Martha, op toneel gezet als een verleidelijke en sensuele jonge vrouw, blijft ondanks alle tegenkanting en ontgoochelingen hààr Freud door en door steunen. Ze is zijn toeverlaat en de enige die hem niet in de steek laat als Meynert, Breuer en Fliess zich van hem afkeerden. Misschien wel een voorstelling door Sartre, en nu door Ivo Van Hove, van Freud’s verlangen naar een meer zelfbewuste en geëmancipeerde levenspartner.

Zou dit toneelstuk ook een emancipatie-boodschap in zich houden ivm de bevrijding van de vrouwelijke seksualiteit? De behandeling, nog voornamelijk door middel van hypnose, van de vrouwelijke patiënten in het werk heeft alleszins dat oogpunt: hen bevrijden uit de ketenen van de verdringing van seksuele impulsen.

Voor wie bekend is met de geschriften van Freud over hysterie, met name de met Joseph Breuer gepubliceerde Studien über Hysterie (1895), en met de briefwisseling tussen Freud en Wilhelm Fliess is dit toneelstuk een herontdekking, al wordt er vaak een loopje genomen met de feitelijkheden van de casussen. Mogelijks werd er een fictief personage gecreëerd, Cäcilie M., waarin verschillende ziektegeschiedenissen gecondenseerd worden: Dora, Anna O., Miss Lucy,..

De interpretatie door de acteurs vond ik minder geslaagd: zo is Freud een jonge, blonde knul met oorbel, die weinig oproept van het beeld dat we ons van de jonge Joodse arts in het 19de eeuwse Wenen voorstellen.
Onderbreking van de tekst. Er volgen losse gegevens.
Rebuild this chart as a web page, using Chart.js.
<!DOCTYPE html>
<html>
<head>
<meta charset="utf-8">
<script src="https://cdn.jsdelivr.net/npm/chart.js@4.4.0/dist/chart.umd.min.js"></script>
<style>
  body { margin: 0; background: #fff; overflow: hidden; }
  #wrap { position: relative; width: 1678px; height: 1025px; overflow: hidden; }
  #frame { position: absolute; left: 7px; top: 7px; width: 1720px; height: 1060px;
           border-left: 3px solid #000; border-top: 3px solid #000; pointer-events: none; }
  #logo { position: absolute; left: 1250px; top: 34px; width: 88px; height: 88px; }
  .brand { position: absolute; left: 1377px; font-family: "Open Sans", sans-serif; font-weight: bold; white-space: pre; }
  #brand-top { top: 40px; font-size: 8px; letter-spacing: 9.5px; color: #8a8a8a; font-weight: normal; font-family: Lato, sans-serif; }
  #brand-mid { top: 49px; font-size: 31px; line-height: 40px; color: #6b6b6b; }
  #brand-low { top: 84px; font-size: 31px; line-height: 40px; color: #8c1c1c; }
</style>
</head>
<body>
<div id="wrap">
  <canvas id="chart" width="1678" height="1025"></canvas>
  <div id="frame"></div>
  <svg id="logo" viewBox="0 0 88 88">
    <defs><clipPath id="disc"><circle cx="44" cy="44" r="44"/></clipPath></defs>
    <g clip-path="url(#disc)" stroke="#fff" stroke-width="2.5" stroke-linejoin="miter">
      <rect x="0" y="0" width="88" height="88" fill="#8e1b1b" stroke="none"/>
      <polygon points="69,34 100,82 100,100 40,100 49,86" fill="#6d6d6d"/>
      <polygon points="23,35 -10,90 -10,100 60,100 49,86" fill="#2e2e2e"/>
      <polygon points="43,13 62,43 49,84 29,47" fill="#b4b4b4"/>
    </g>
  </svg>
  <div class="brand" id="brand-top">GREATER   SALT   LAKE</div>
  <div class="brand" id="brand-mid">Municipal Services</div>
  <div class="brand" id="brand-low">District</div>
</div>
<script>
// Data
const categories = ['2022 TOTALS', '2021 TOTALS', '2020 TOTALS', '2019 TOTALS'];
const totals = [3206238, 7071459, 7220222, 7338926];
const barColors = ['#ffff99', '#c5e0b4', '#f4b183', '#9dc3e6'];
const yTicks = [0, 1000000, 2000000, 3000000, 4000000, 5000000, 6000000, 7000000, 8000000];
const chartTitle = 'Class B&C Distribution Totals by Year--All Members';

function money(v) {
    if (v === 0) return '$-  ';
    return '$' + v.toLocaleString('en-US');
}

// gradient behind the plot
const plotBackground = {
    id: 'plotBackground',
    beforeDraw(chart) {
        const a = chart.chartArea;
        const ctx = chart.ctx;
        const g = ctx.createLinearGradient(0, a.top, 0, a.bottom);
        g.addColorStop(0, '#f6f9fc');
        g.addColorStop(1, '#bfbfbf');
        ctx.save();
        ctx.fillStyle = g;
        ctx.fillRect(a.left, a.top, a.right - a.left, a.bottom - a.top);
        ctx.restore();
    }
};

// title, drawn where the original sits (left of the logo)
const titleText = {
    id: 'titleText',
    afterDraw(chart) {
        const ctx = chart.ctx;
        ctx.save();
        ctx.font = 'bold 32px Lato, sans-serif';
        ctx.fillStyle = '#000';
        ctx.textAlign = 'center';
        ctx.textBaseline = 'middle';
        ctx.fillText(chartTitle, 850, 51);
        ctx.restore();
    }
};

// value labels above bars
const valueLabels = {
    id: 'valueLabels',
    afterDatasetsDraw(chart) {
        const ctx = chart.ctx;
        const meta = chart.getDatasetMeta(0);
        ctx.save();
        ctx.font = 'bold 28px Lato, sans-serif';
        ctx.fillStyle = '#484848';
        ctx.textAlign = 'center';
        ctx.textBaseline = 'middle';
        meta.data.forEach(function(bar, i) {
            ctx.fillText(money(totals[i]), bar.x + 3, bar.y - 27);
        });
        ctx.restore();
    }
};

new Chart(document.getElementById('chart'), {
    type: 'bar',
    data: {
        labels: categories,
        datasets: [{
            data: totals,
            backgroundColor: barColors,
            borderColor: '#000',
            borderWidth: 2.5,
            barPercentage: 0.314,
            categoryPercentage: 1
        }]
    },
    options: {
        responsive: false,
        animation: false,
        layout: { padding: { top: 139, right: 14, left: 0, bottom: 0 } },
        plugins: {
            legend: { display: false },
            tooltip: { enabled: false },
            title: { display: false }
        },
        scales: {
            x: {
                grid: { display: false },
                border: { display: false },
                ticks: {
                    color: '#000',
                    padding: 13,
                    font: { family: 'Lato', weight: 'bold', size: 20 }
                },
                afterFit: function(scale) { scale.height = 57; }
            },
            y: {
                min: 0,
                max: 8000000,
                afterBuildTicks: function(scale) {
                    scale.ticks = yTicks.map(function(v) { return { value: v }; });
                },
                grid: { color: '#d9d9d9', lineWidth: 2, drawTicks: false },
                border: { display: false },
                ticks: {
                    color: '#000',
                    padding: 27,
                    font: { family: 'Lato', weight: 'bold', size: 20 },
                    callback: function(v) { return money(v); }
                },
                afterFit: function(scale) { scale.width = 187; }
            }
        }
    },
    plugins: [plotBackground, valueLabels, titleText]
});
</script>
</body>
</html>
Wellicht is deze keuze op zich ook beïnvloed door JP Sartre en Ivo Van Hove die een meer hedendaagse verpersoonlijking van de jonge Sigmund op de planken wilden zetten en zo het universele karakter van het menselijke conflict naar waarheidsstreven dichterbij konden brengen.

Er wordt naar mijn gevoel teveel geroepen en geschreeuwd, gerend en geraasd door de spelers, waardoor de diepgang van het stuk wat naar de achtergrond dreigt te verschuiven. Het schrijven van een recensie is een goede oefening om rustiger het werk opnieuw te bezoeken en de verschillende thema’s meer coherent en klaarder te gaan inzien.

De vormgeving zou ik dan weer geslaagd noemen. Zo worden de verschillende leefcontexten van Freud-voor-1900 samen gebracht in één ruimte, die zowel de private ruimte van Freud voorstelt als zijn studiekamer, een fin-de-siècle Weens salon, de therapiekamer, de ontmoetingsruimte voor collega’s, scène voor virulent antisemitisme. De hypnose-séance doet wat denken aan een hocus-pocusscène van een magiër en lijkt dan weer wat stuntelig.

Het is spijtig dat er slechts een beperkt aantal voorstellingen gespeeld werden, want dit toneelstuk zou een ruimer theaterpubliek moeten kunnen bereiken. De gelaagdheid van het verhaal, de historische betekenis van onderwerp en tekst, de confrontatie met eigentijdse thema’s zoals racisme en intolerantie voor non-conformisme, de illustratie van de moeizame weg van het compromisloos vechten voor de waarheid,  het volstrekte respect voor de psychisch zieke medemens, het belang van de therapeutische relatie in het behandelkader,.. dit alles wordt met dit stuk goed onder de aandacht gebracht.